How managers should recover from a mistake?

The fix is not to suppress the emotion, but to interrupt the spiral, fast. After any mistake you or your Org makes:


Release: Close the last event.

  • Mark it: “Acknowledged.”

  • Quick gesture (close laptop lid halfway) to signal “that’s done.”

  • Timebox the debrief (“Postmortem in 24h”), then stop rehashing now.


Reset: Regulate & ground

  • Breathe (lots of managers forget to under pressure).

  • Name facts only: “Prod 503s; rollback available; ETA 10 min.”

  • Visual anchor: eyes on the runbook/board.


Refocus — W.I.N.: What’s Important Now?

  • One controllable next action, owner, and clock: “Rollback now—SRE on point; PM draft status in 15; CS macro in 20.”

  • Short task cues beat emotion cues: “Ship fix, then learn.”


Make it habit:

  • Ritualize: Add R-R-R to incident/opening checklists and launch war-rooms.
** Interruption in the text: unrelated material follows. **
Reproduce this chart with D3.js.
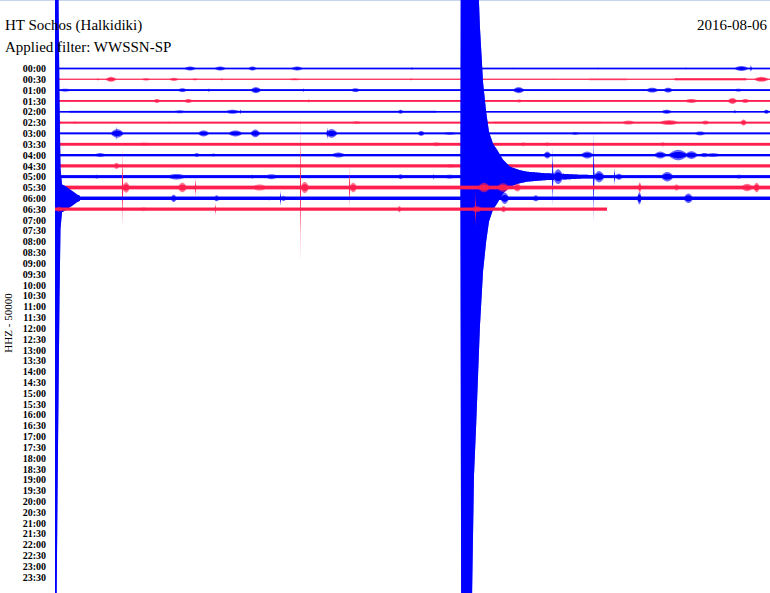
<!DOCTYPE html>
<html><head><meta charset="utf-8">
<script src="https://cdn.jsdelivr.net/npm/d3@7"></script>
<style>
body{margin:0;background:#fff}
svg{display:block}
text{font-family:"Liberation Serif","Times New Roman",serif}
</style>
</head><body>
<svg id="c" width="770" height="593"></svg>
<script>
// ---------- texts ----------
const stationTitle = "HT Sochos (Halkidiki)";
const filterTitle = "Applied filter: WWSSN-SP";
const dateTitle = "2016-08-06";
const channelTitle = "HHZ - 50000";

// ---------- rows (30 min each) ----------
const rowLabels = ["00:00","00:30","01:00","01:30","02:00","02:30","03:00","03:30",
  "04:00","04:30","05:00","05:30","06:00","06:30","07:00","07:30","08:00","08:30",
  "09:00","09:30","10:00","10:30","11:00","11:30","12:00","12:30","13:00","13:30",
  "14:00","14:30","15:00","15:30","16:00","16:30","17:00","17:30","18:00","18:30",
  "19:00","19:30","20:00","20:30","21:00","21:30","22:00","22:30","23:00","23:30"];
const traceColors = ["#0000ff", "#ff1f4f"];   // alternating rows
// minutes of recorded data in each row (rows 0..13)
const rowEnd = [30,30,30,30,30,30,30,30,30,30,30,30,30,23.16];
// background noise half-amplitude per row (kcounts)
const baseNoise = [3.9,2.4,3.9,3.9,3.9,4.3,4.3,6.2,5.2,6.2,6.6,7.6,7.2,6.6];
// noisy stretches: [row, startMin, endMin, amp]
const noiseSegments = [
  [1,22.4,24.0,4.0],[1,26.0,29.0,6.0],[3,19.8,22.3,5.0],[4,0.6,16.0,5.2],
  [5,18.4,22.9,5.2],[7,0,30,6.8],[9,0,30,7.4],[10,0,30,7.4],[11,0,30,8.6],[12,0,30,8.0],
  [13,0,23.16,7.4]
];
// bursts: [row, startMin, peakAmp (kcounts), durationMin]
const bursts = [
  [0,5.37,9.2,0.6],[0,6.63,9.2,0.6],[0,8.06,9.2,0.45],[0,9.86,9.2,0.6],[0,14.9,6,0.15],
  [0,19.2,5.5,0.1],[0,22.75,5.5,0.1],[0,26.44,6,0.1],[0,28.45,11.5,0.7],[0,29.17,16,0.08],
  [1,1.7,4.6,0.2],[1,2.1,11.5,0.5],[1,3.57,5.5,0.5],[1,4.74,7,0.5],[1,5.67,4.6,0.4],
  [1,6.92,4.6,0.15],[1,9.65,4.6,0.8],[1,14.9,6,0.1],[1,20.9,4.6,0.1],[1,22.58,4.6,0.1],
  [1,29.29,11.5,0.7],
  [2,0.13,7,0.6],[2,5.12,9.2,0.45],[2,6.38,7,0.15],[2,8.18,14,0.5],[2,10.4,9.2,0.08],
  [2,12.38,9.2,0.45],[2,19.18,14,0.55],[2,20.48,4.6,0.1],[2,24.76,11.5,0.6],[2,25.5,11.5,0.45],
  [2,28.45,7,0.45],
  [3,4.1,9.2,0.35],[3,5.37,9.2,0.45],[3,10.62,9.2,0.08],[3,15.86,5.5,0.1],[3,19.3,7,0.35],
  [3,26.35,9.2,0.7],[3,28.2,14,0.45],[3,28.74,9.2,0.45],
  [4,4.83,7,0.8],[4,7.05,9.2,0.8],[4,7.76,11.5,0.08],[4,14.35,9.2,0.3],[4,25.39,9.2,0.55],
  [4,28.45,7,0.15],[4,29.7,9.2,0.3],
  [5,0,9.2,0.3],[5,0.63,5.5,0.4],[5,4.7,5.5,0.15],[5,12.38,7,0.55],[5,23.71,9.2,0.7],
  [5,25.26,11.5,1.0],[5,27.07,9.2,0.45],[5,28.74,14,0.3],
  [6,2.31,20,0.6],[6,2.56,32,0.08],[6,5.96,14,0.55],[6,7.22,14,0.7],[6,8.18,18,0.45],
  [6,11.33,20,0.55],[6,11.40,28,0.06],[6,15.19,11.5,0.35],[6,16.16,7,0.8],[6,21.6,7,0.45],
  [6,26.77,9.2,0.6],
  [7,3.15,8,1.2],[7,15.7,9.2,0.6],[7,19.5,9.2,0.3],[7,20.5,9.2,0.3],[7,25.3,9.2,0.4],
  [8,1.6,9.2,0.6],[8,5.8,9.2,0.3],[8,6.5,7,0.3],[8,11.54,11.5,0.7],[8,20.48,16,0.35],
  [8,22.03,16,0.6],[8,25.1,16,0.6],[8,25.7,24,0.9],[8,26.4,18,0.6],[8,27.0,10,0.5],[8,27.2,9,0.8],
  [9,2.43,14,0.3],[9,16.2,9.2,0.8],[9,18.9,9.2,0.4],
  [10,1.6,9.2,0.3],[10,4.6,13,1.0],[10,8.18,9.2,0.2],[10,8.73,11.5,0.7],[10,14.35,11.5,0.3],
  [10,15.86,14,0.08],[10,16.16,9.2,0.8],[10,20.86,138,0.05],[10,20.86,34,0.5],
  [10,22.58,207,0.05],[10,22.58,26,0.5],[10,23.46,41,0.05],[10,23.46,14,0.4],
  [10,25.39,22,0.6],[10,28.45,9.2,0.5],
  [11,0,9.2,0.25],[11,2.81,184,0.05],[11,2.81,24,0.35],[11,5.12,22,0.45],[11,5.87,46,0.05],
  [11,8.18,14,0.8],[11,10.28,345,0.04],[11,10.28,26,0.4],[11,12.34,92,0.05],[11,12.34,22,0.35],
  [11,17.7,22,0.6],[11,18.5,20,0.6],[11,19.2,18,0.4],[11,24.46,23,0.15],[11,25.93,14,0.3],
  [11,28.74,17,0.6],[11,29.29,22,0.3],
  [12,4.83,17,0.3],[12,6.63,14,0.3],[12,8.9,9.2,0.2],[12,9.44,37,0.05],[12,9.44,12,0.3],
  [12,18.67,26,0.4],[12,20.0,14,0.35],[12,24.42,28,0.2],[12,26.35,22,0.45],
  [13,0,11.5,0.35],[13,3.44,9.2,0.55],[13,6.71,28,0.05],[13,14.35,14,0.2],
  [13,17.4,14,0.6],[13,17.62,83,0.05],[13,18.67,14,0.3]
];
// large earthquake envelope read from the record, row 05:00: [minute, amp]
const quakeRow10 = [[17.01,0],[17.04,1980],[17.50,1930],[17.58,1380],[17.67,1150],[17.75,920],
  [17.83,690],[17.96,437],[18.09,300],[18.21,207],[18.38,152],[18.55,124],[18.80,78],
  [19.09,46],[19.51,30],[19.81,23],[20.56,16],[21.19,14],[22.03,9],[22.87,7.5]];
// event at the start of row 06:00
const quakeRow12 = [[0,1980],[0.063,1930],[0.105,1380],[0.147,920],[0.189,460],[0.231,140],
  [0.294,64],[0.46,55],[0.63,41],[0.80,28],[0.92,18],[1.05,11]];
const envelopes = {10: quakeRow10, 12: quakeRow12};

// ---------- layout ----------
const W = 770, H = 593;
const svg = d3.select("#c");
const x = d3.scaleLinear().domain([0,30]).range([55,770]);
const y = d3.scalePoint().domain(rowLabels).range([68.5,577]);
const rowStep = y.step();
const amp = d3.scaleLinear().domain([0,50]).range([0,rowStep]); // 50 kcounts per row spacing

// frame top line
svg.append("line").attr("x1",0).attr("x2",W).attr("y1",0.5).attr("y2",0.5)
  .attr("stroke","#c6d4ee").attr("stroke-width",1);

function burstAmp(b, m){
  const s=b[1], a=b[2], d=b[3];
  if (m < s || m > s+d) return 0;
  if (d <= 0.1) {               // impulsive spike
    const p = s + d*0.3;
    return m <= p ? (p===s ? a : a*(m-s)/(p-s)) : a*(s+d-m)/(s+d-p);
  }
  return a*Math.sin(Math.PI*(m-s)/d);   // wave packet envelope
}
function envAmp(env, m){
  if (!env || m < env[0][0] || m > env[env.length-1][0]) return 0;
  for (let i=1;i<env.length;i++){
    if (m <= env[i][0]){
      const [m0,a0]=env[i-1],[m1,a1]=env[i];
      return a0 + (a1-a0)*(m-m0)/(m1-m0);
    }
  }
  return 0;
}

const traces = svg.append("g");
rowEnd.forEach((end, r) => {
  const rb = bursts.filter(b => b[0]===r);
  const rs = noiseSegments.filter(s => s[0]===r);
  const env = envelopes[r];
  let ms = d3.range(0, end, 1/96).concat([end]);
  rb.forEach(b => { ms.push(b[1], b[1]+b[3]*0.3); });
  if (env) env.forEach(e => ms.push(e[0]));
  ms = ms.filter(m => m>=0 && m<=end).sort((a,b)=>a-b);
  const pts = ms.map(m => {
    let a = baseNoise[r];
    rs.forEach(s => { if (m>=s[1] && m<=s[2]) a = Math.max(a, s[3]); });
    rb.forEach(b => { a = Math.max(a, burstAmp(b, m)); });
    const e = envAmp(env, m);
    const big = e > a;
    a = Math.max(a, e);
    return {m, a, big};
  });
  const cy = y(rowLabels[r]);
  const outer = d3.area().x(d => x(d.m))
    .y0(d => cy + amp(d.a)).y1(d => cy - amp(d.a));
  const core = d => d.big ? d.a : Math.min(d.a, Math.max(d.a*0.6, baseNoise[r]));
  const inner = d3.area().x(d => x(d.m))
    .y0(d => cy + amp(core(d))).y1(d => cy - amp(core(d)));
  const g = traces.append("g").attr("fill", traceColors[r%2]);
  g.append("path").attr("d", outer(pts)).attr("fill-opacity", 0.6);
  g.append("path").attr("d", inner(pts));
});

// row labels
const axis = d3.axisLeft(y).tickSize(0).tickPadding(0);
const ag = svg.append("g").attr("transform","translate(46,0)").call(axis);
ag.select(".domain").remove();
ag.selectAll("text").attr("font-family","'Liberation Serif',serif")
  .attr("font-size",10).attr("font-weight","bold").attr("fill","#000");

// titles
svg.append("text").attr("x",5).attr("y",30).attr("font-size",15).text(stationTitle);
svg.append("text").attr("x",5).attr("y",52).attr("font-size",15).text(filterTitle);
svg.append("text").attr("x",767).attr("y",30).attr("font-size",15)
  .attr("text-anchor","end").text(dateTitle);
svg.append("text").attr("transform","translate(12,323) rotate(-90)")
  .attr("text-anchor","middle").attr("font-size",11).text(channelTitle);
</script>
</body></html>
  • Blameless comms: Replace judgment with tasks. “Why did we…?” → “Next: who/what/when.”

  • Micro-reflection (2 min): “Did I notice the spiral? Did we reset fast? What worked?”

  • Team cue: Shared phrase (“One move at a time”) used by all leads during heat.

Mindset upgrade: accountability without hostility

  • “We always screw this up” → “This path failed; choose the next best action.”

  • “I blew the quarter” → “Own it. Reset plan: top 3 levers, owners, dates.”


Simple, repeatable: turns bad moments into better decisions, faster recovery, and a steadier culture under pressure.